Proceed from the heart
And, in consequence
Enter between skin and skin
Do not meet each other; and
This they say nature has done
Finding the ways between membrane and membrane
To penetrate into the interior
To spread out
And turn back
The remainder: superfluous
I had no idea that I wanted to do an erasure poem, but one day my mentor, Anna, brought this incredibly cool book about old medicinal practices with her to one of our meetings. She actually had the idea to turn it into a poem. At first, I struggled, trying to make the words of the book correspond to some idea I already had. Then I realized that the beauty of erasure poetry is that if you allow it, the prewritten words can inspire you to try something entirely new.
Meet the Pair
MENTEE ISABELLE SANDERSON & MENTOR ANNA WITIUK
Isabelle’s Anecdote: When I first met Anna, I immediately noticed all of the colorful barrettes in her hair. Some were neon, some shaped like butterflies; there were even some sparkly ones. I just remember thinking to myself that this must be such a cool lady if she could pull off all these barrettes—and she was! She has been so wonderful in helping me with my writing, exposing me to new books, and even helping my life as a whole. Together, we’ve had discussions about cultural heritage, romantic objectification, and have plans to go to a roller derby match!

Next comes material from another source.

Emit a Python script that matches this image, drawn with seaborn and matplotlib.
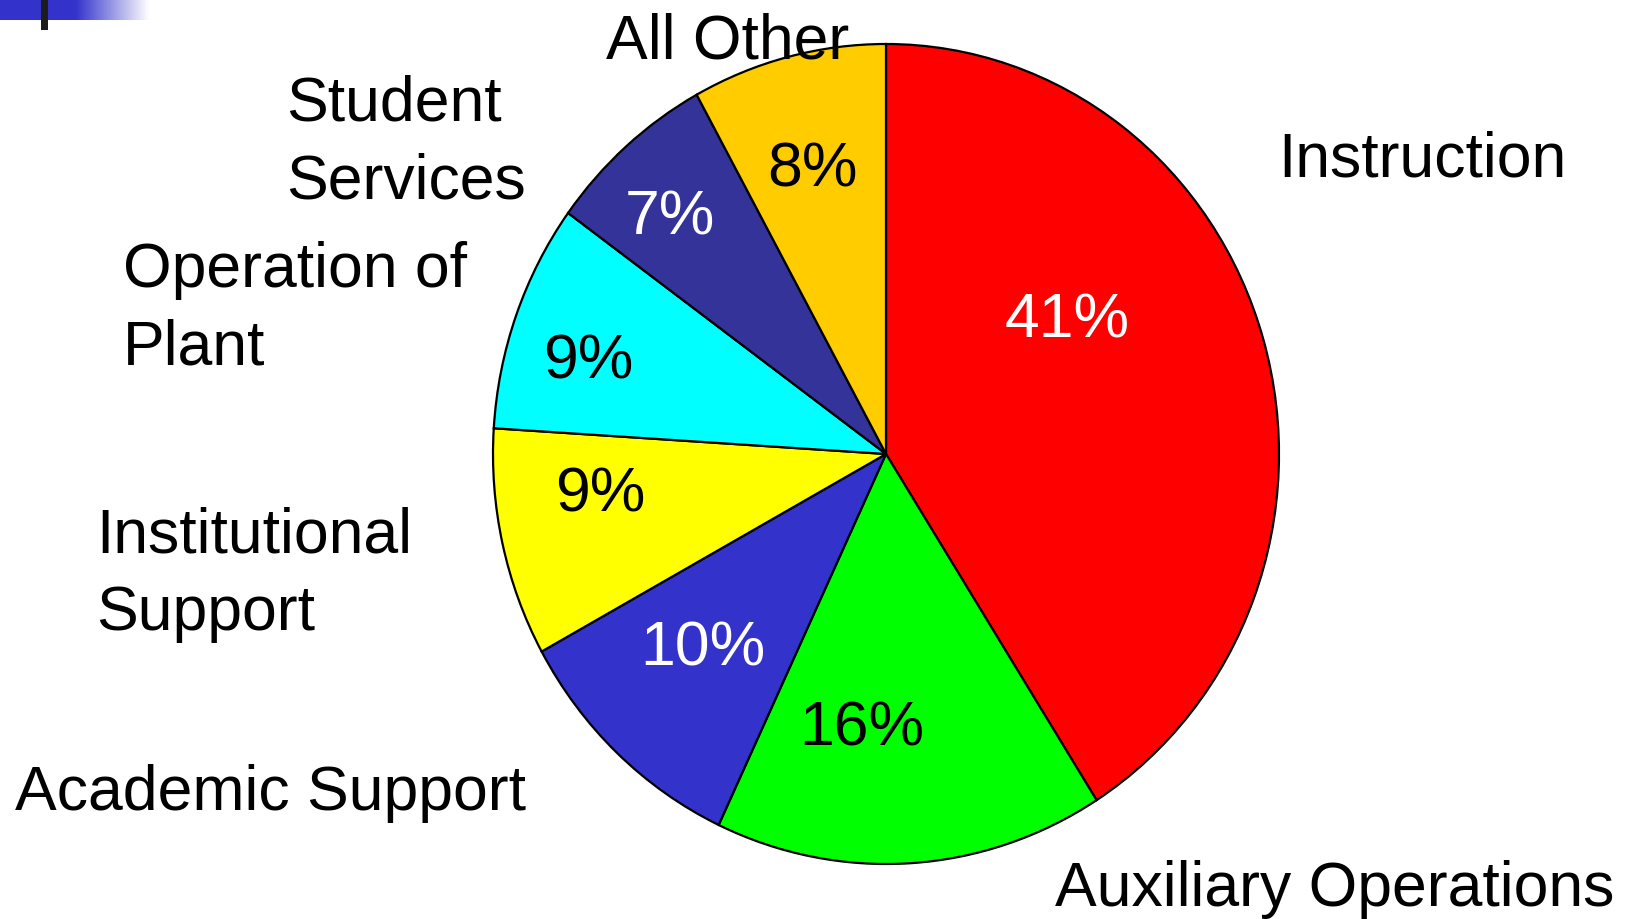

Anna’s Anecdote: I am so incredibly honored to be a mentor to Isabelle. The moment I met her I was struck by her mature poise, effervescent energy, and eagerness to learn all about the world and its people. She is an amazingly determined worker. I have very much enjoyed how willing she is to try new and different writing techniques and to explore the definition of what it means to write. Her poem “Encounters,” which started out as a prompt in flash fiction, is a perfect example of this. With her dynamic experiments in line breaks, she turned this single paragraph into a surging and evocative poem of descriptive senses and personal experience.
Isabelle Sanderson is an avid hiker, frequent doodler and a lover of used books. While she enjoys writing in all forms, she has a special love for letter-writing and annotating her favorite books. When she is not writing, Isabelle can be found hosting climate education workshops, lobbying local legislators or tutoring elementary schoolers.